For a mixing engineer, advice is simple: If you mix to digital, don’t peak higher than -3 dBFS, and let mastering take care of the rest. Alternatively, mix to analog.

For a mastering engineer, the situation is more complicated, but he can routinely check incoming mixes on an oversampled meter. If frequent 0 dBFS+ peaks are present, he should make sure to get rid of them before doing anything else, including sample rate conversion. When setting the level of the final master, keep an eye on more cultivated measures than a sample counter. Oversampled peak meters and histograms are valid visual tools. A limiter such as BrickWall 2, found in Mastering 6000, has the latest research on how to avoid downstream distortion built into it, and it also gives a clear indication of the 0 dBFS+ status.

Loudness
Together with the academic community, TC has produced a new, meaningful loudness measure that can be used on both music and speech, and which can be used for display as well as processing control purposes.

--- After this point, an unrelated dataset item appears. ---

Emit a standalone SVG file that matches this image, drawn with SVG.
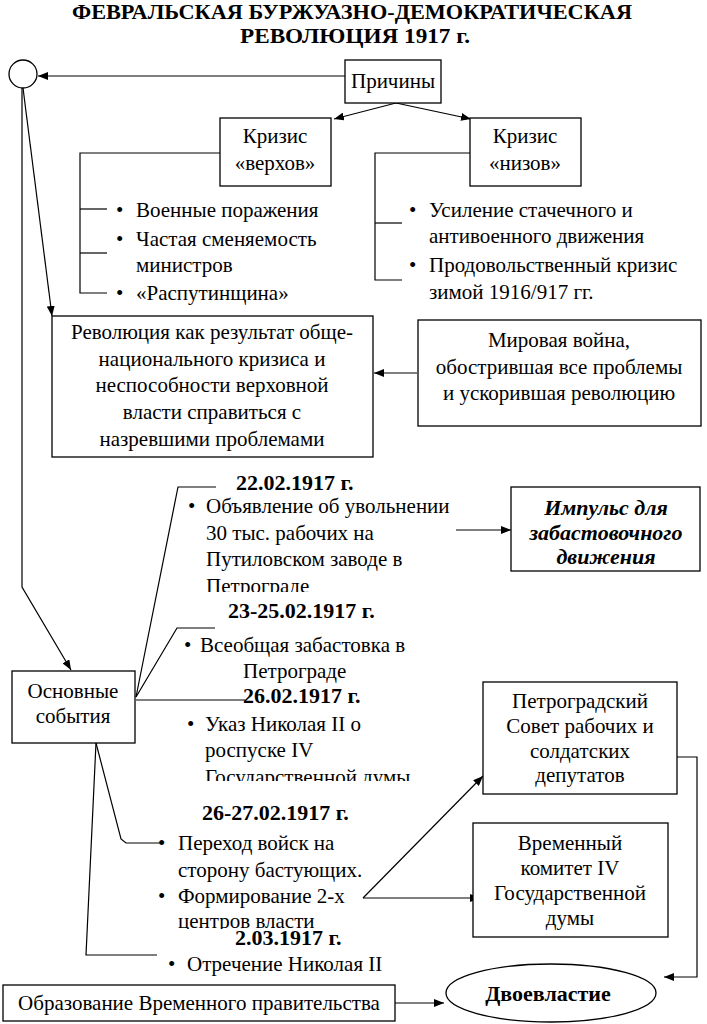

Loudness, unlike level, is subjective and therefore more difficult to measure, especially for time-varying signals like music. Loudness assessment exhibits a certain Between Listener Variability (BLV), even within homogenous groups of listeners, while differences in age, sex, culture etc. can add further to the variation. Individual loudness assessments by the same person are also only consistent to some extent, and it depends on tiredness, mood, the grade of attention etc. This type of variation is called Within Listener Variability (WLV).

A measure of loudness can therefore only be considered of universal value if it is based on large subjective reference tests and reproducible results, processed by appropriate statistical analysis.

TC algorithms are now being based on perceptual measurements rather than a simple peak or time-averaged dose estimate such as variations over the Leq theme.

Integrated Processing, Metering and Monitoring
To better preserve nuances in the audio, and to bring out low-level detail rather than squashing the peaks, you should consider starting to use new types of dynamics processing such as DXP in the MD4 algorithm. DXP processing e.g. works well with classical music, acoustic music, film and speech.

However, be sure to judge small amounts of dynamics processing at normal volumes against more processing at less volume. Compare the alternatives at equal loudness. That is of course old wisdom for any mastering engineer, but time has come to take the concept a step further: Calibrate loudness environments so metering, monitoring and processing fit together – the aim is to produce better sound quality with more consistency over a wide range of delivery formats. With the integrated approach, the ears of the mastering engineer can play a more dominant role when judging the result, not letting an uninformed sample counter get the final say.

Mastering 6000 includes a Monitor Matrix with format control and calibrated loudness settings. The line of Dynaudio AIR speakers can also provide this important anchor with 3 calibrated reference level settings, available directly on the networked remote control provided with the speakers.